● **GIVEN INSTRUCTION**
Exactly the lines from the start of the data below through the line that contains "return (B - y) / ph" are to be copied, with pictures left out.

● **GIVEN MATERIAL**
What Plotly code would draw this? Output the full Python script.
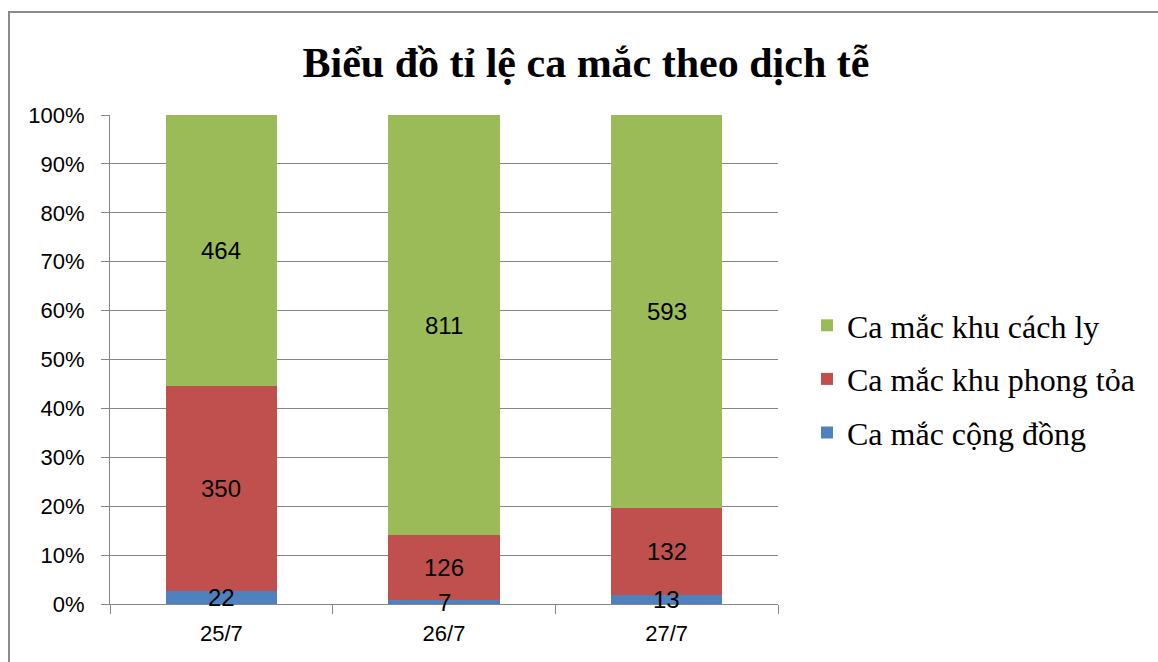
import plotly.graph_objects as go

dates = ["25/7", "26/7", "27/7"]
cong_dong = [22, 7, 13]
phong_toa = [350, 126, 132]
cach_ly = [464, 811, 593]

series = [
    ("Ca mắc cộng đồng", cong_dong, "#4F81BD", 3),
    ("Ca mắc khu phong tỏa", phong_toa, "#C0504D", 2),
    ("Ca mắc khu cách ly", cach_ly, "#9BBB59", 1),
]

fig = go.Figure()
for name, vals, color, rank in series:
    fig.add_trace(go.Bar(
        x=dates, y=vals, name=name, legendgroup=name, legendrank=rank,
        marker=dict(color=color, line=dict(width=0)),
        width=0.5, hoverinfo="x+y+name",
    ))

# data labels centred in each segment (percent scale)
totals = [sum(s[1][i] for s in series) for i in range(len(dates))]
annotations = []
for i, d in enumerate(dates):
    cum = 0
    for name, vals, color, rank in series:
        pct = vals[i] / totals[i] * 100
        annotations.append(dict(
            x=d, y=cum + pct / 2, xref="x", yref="y", text=str(vals[i]),
            showarrow=False, font=dict(family="Liberation Sans", size=24, color="black"),
        ))
        cum += pct

L, R, T, B = 110, 778, 115, 604
W, H = 1158, 662
pw, ph = R - L, B - T

def px(x):
    return (x - L) / pw

def py(y):
    return (B - y) / ph

fig.update_layout(
    width=W, height=H,
    barmode="stack", barnorm="percent",
    margin=dict(l=L, r=W - R, t=T, b=H - B, autoexpand=False),
    plot_bgcolor="white", paper_bgcolor="white",
    title=dict(text="<b>Biểu đồ tỉ lệ ca mắc theo dịch tễ</b>", x=0.506, xanchor="center",
               y=1 - 62 / H, yanchor="middle", yref="container",
               font=dict(family="Liberation Serif", size=42, color="black")),
    legend=dict(x=px(807), y=py(298), xanchor="left", yanchor="top",
                traceorder="grouped", tracegroupgap=9,
                font=dict(family="Liberation Serif", size=32, color="black"),
                bgcolor="rgba(0,0,0,0)"),
    xaxis=dict(showline=True, linecolor="#868686", linewidth=1, ticks="outside",
               tickson="boundaries", ticklen=9, tickcolor="#868686",
               ticklabelstandoff=10,
               tickfont=dict(family="Liberation Sans", size=22, color="black"),
               showgrid=False),
    yaxis=dict(range=[0, 100], dtick=10, ticksuffix="%", showline=True, linecolor="#868686",
               linewidth=1, ticks="outside", ticklen=8, tickcolor="#868686",
               ticklabelstandoff=12,
               gridcolor="#868686", gridwidth=1,
               tickfont=dict(family="Liberation Sans", size=22, color="black")),
    annotations=annotations,
    shapes=[dict(type="rect", xref="paper", yref="paper",
                 x0=px(9), x1=px(1170), y0=py(12), y1=py(680),
                 line=dict(color="#8C8C8C", width=2), layer="above")],
    showlegend=True,
)

fig.write_html("out.html", config={"displayModeBar": False},
               post_script="document.body.style.margin='0px';")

● **ANSWER IN FULL**
What Plotly code would draw this? Output the full Python script.
import plotly.graph_objects as go

dates = ["25/7", "26/7", "27/7"]
cong_dong = [22, 7, 13]
phong_toa = [350, 126, 132]
cach_ly = [464, 811, 593]

series = [
    ("Ca mắc cộng đồng", cong_dong, "#4F81BD", 3),
    ("Ca mắc khu phong tỏa", phong_toa, "#C0504D", 2),
    ("Ca mắc khu cách ly", cach_ly, "#9BBB59", 1),
]

fig = go.Figure()
for name, vals, color, rank in series:
    fig.add_trace(go.Bar(
        x=dates, y=vals, name=name, legendgroup=name, legendrank=rank,
        marker=dict(color=color, line=dict(width=0)),
        width=0.5, hoverinfo="x+y+name",
    ))

# data labels centred in each segment (percent scale)
totals = [sum(s[1][i] for s in series) for i in range(len(dates))]
annotations = []
for i, d in enumerate(dates):
    cum = 0
    for name, vals, color, rank in series:
        pct = vals[i] / totals[i] * 100
        annotations.append(dict(
            x=d, y=cum + pct / 2, xref="x", yref="y", text=str(vals[i]),
            showarrow=False, font=dict(family="Liberation Sans", size=24, color="black"),
        ))
        cum += pct

L, R, T, B = 110, 778, 115, 604
W, H = 1158, 662
pw, ph = R - L, B - T

def px(x):
    return (x - L) / pw

def py(y):
    return (B - y) / ph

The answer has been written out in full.